Stored entries:
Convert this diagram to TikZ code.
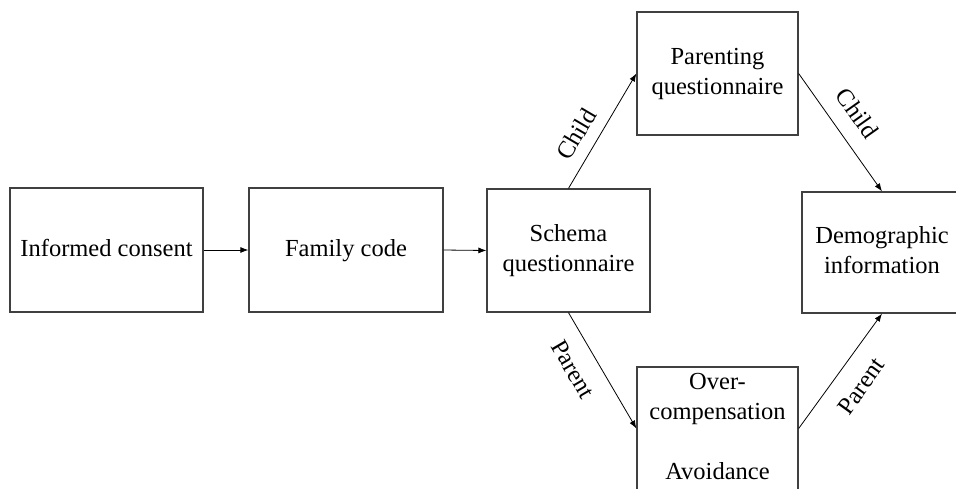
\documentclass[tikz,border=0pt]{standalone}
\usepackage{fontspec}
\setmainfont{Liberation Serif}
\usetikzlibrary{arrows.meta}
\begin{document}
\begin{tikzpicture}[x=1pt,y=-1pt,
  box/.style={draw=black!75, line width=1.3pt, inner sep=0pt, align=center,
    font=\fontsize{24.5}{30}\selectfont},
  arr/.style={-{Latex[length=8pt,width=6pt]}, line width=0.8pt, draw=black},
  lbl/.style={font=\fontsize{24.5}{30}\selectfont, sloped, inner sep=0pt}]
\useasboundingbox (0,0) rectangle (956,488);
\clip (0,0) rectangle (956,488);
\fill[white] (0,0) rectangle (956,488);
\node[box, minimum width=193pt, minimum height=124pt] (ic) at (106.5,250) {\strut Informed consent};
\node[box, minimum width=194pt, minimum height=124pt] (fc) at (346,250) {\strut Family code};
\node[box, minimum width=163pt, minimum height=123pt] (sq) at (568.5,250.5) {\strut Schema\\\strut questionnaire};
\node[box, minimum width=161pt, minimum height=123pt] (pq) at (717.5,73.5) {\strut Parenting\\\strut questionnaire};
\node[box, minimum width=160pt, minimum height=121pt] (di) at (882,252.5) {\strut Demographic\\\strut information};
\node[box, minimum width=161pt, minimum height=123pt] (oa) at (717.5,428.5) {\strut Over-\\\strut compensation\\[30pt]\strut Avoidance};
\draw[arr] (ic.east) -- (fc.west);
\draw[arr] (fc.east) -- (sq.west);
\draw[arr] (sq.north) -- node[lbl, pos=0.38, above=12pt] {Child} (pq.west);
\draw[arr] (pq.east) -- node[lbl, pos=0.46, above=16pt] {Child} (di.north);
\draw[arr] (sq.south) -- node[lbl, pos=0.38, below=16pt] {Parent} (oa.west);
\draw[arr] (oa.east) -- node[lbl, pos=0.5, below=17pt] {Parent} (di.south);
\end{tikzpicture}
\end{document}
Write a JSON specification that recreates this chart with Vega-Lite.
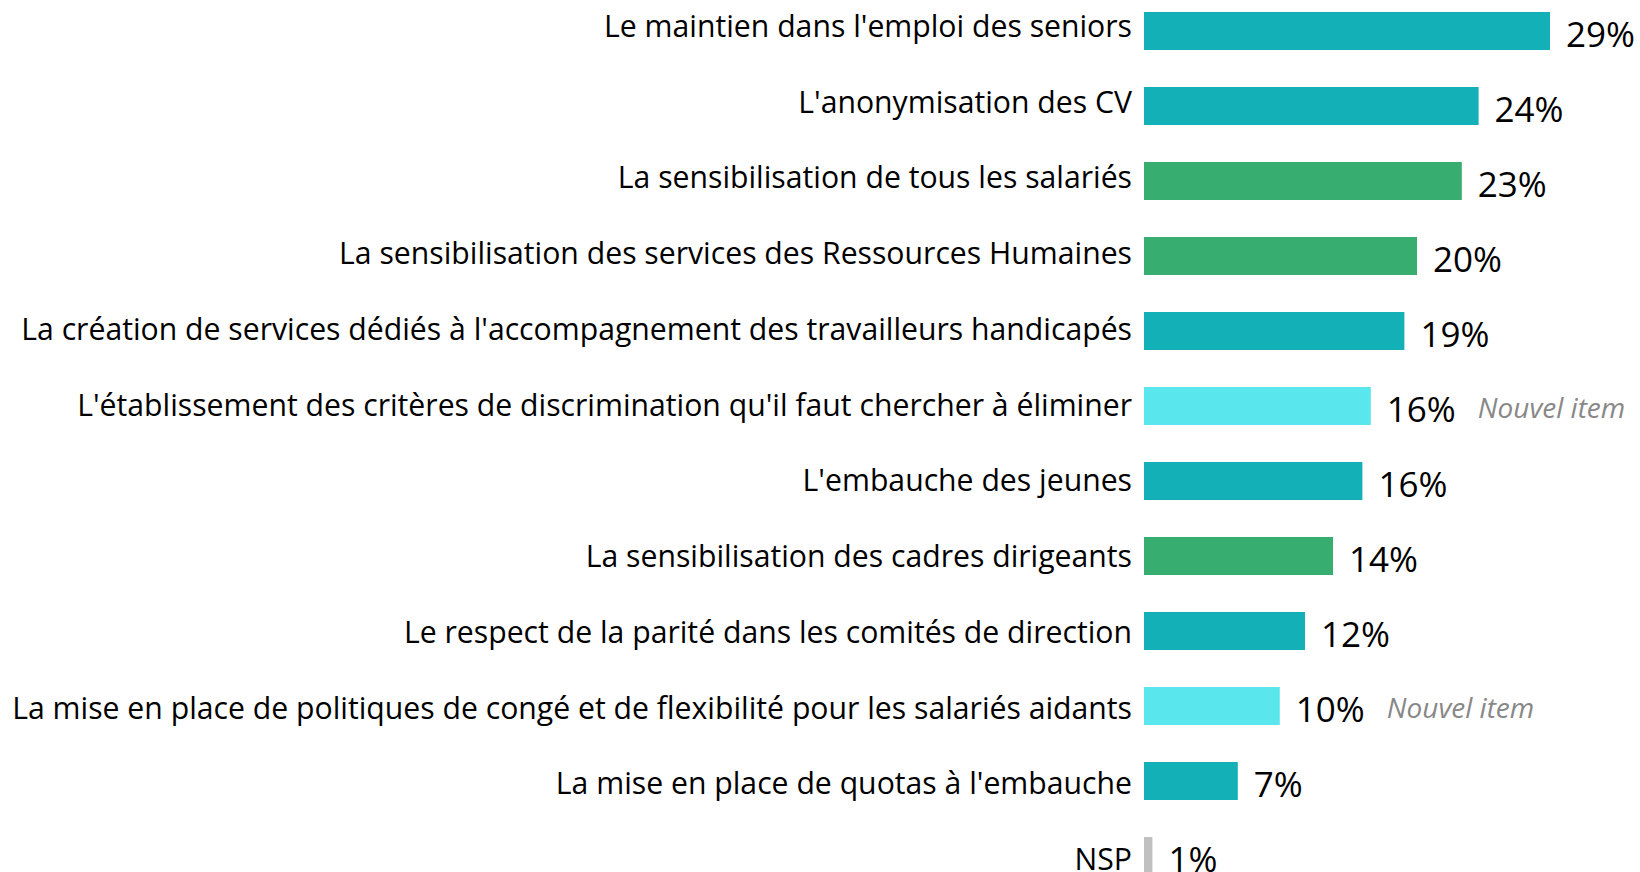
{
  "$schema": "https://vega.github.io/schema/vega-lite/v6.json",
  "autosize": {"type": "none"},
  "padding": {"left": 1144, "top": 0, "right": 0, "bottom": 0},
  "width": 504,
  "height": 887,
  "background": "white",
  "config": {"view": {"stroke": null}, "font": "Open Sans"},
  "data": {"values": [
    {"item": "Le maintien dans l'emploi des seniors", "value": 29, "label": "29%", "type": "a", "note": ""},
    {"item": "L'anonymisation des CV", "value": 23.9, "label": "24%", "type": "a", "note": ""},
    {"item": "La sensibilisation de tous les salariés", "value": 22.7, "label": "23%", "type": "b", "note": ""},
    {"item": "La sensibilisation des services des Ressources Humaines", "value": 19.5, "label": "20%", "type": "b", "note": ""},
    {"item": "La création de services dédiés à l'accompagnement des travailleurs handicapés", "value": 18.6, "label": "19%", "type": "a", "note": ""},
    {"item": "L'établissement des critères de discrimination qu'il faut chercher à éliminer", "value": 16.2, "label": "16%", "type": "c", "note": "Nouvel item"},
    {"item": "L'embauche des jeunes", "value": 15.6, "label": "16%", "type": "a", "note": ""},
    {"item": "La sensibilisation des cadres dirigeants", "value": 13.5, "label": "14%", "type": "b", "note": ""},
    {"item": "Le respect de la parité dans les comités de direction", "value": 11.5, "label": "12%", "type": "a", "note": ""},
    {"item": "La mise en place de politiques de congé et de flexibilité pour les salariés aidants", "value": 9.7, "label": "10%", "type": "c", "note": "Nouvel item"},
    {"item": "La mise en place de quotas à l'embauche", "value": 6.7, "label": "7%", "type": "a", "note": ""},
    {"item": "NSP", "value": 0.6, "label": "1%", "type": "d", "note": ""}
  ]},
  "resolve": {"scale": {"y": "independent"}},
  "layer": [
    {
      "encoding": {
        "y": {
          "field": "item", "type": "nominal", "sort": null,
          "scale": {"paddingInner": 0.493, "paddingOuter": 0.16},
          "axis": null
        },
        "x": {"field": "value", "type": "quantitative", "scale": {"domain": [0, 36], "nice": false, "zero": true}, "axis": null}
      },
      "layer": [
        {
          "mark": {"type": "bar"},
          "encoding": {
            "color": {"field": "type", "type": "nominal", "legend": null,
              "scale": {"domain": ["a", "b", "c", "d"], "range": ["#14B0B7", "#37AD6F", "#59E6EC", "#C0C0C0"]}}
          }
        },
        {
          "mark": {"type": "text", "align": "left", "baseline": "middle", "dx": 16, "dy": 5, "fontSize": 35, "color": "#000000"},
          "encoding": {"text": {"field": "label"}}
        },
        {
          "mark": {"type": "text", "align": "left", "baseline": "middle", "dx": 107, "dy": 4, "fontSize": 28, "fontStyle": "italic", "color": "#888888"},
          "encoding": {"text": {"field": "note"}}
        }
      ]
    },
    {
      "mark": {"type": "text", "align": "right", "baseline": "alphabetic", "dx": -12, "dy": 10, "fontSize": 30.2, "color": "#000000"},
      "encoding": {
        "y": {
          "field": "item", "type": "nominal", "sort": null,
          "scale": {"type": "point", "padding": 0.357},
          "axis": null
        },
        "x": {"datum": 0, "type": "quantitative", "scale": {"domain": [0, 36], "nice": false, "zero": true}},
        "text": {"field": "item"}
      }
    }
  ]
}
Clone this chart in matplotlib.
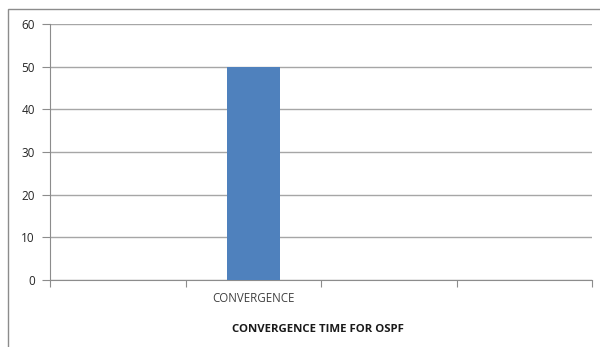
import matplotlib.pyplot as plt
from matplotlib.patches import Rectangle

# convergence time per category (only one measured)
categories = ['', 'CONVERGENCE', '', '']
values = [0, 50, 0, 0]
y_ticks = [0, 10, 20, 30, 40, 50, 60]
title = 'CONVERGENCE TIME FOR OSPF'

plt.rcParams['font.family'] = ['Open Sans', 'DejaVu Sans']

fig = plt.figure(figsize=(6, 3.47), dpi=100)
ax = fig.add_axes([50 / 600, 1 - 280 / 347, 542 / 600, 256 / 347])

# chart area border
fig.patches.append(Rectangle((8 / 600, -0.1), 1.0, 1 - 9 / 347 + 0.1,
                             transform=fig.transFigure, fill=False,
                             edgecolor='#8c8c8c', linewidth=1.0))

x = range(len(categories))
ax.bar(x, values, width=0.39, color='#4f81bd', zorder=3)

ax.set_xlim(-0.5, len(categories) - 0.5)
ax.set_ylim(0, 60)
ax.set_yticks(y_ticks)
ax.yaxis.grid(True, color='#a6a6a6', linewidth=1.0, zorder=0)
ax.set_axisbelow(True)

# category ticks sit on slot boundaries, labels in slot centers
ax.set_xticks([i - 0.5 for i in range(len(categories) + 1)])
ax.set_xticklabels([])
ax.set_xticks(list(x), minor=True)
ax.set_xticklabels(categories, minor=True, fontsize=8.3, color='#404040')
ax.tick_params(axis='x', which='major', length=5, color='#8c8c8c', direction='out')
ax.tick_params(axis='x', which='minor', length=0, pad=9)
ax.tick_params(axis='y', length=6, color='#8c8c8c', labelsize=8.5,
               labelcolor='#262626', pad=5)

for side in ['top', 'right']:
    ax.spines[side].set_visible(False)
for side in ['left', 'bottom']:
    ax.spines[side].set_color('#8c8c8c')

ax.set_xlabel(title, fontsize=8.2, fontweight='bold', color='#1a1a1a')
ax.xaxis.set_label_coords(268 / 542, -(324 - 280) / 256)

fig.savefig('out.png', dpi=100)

**What is asked:**
Please quote only the span of lines whose first line contains "Clone this chart in matplotlib." and whose last line contains "title = 'CONVERGENCE TIME FOR OSPF'", leaving every picture out.

**The reply:**
Clone this chart in matplotlib.
import matplotlib.pyplot as plt
from matplotlib.patches import Rectangle

# convergence time per category (only one measured)
categories = ['', 'CONVERGENCE', '', '']
values = [0, 50, 0, 0]
y_ticks = [0, 10, 20, 30, 40, 50, 60]
title = 'CONVERGENCE TIME FOR OSPF'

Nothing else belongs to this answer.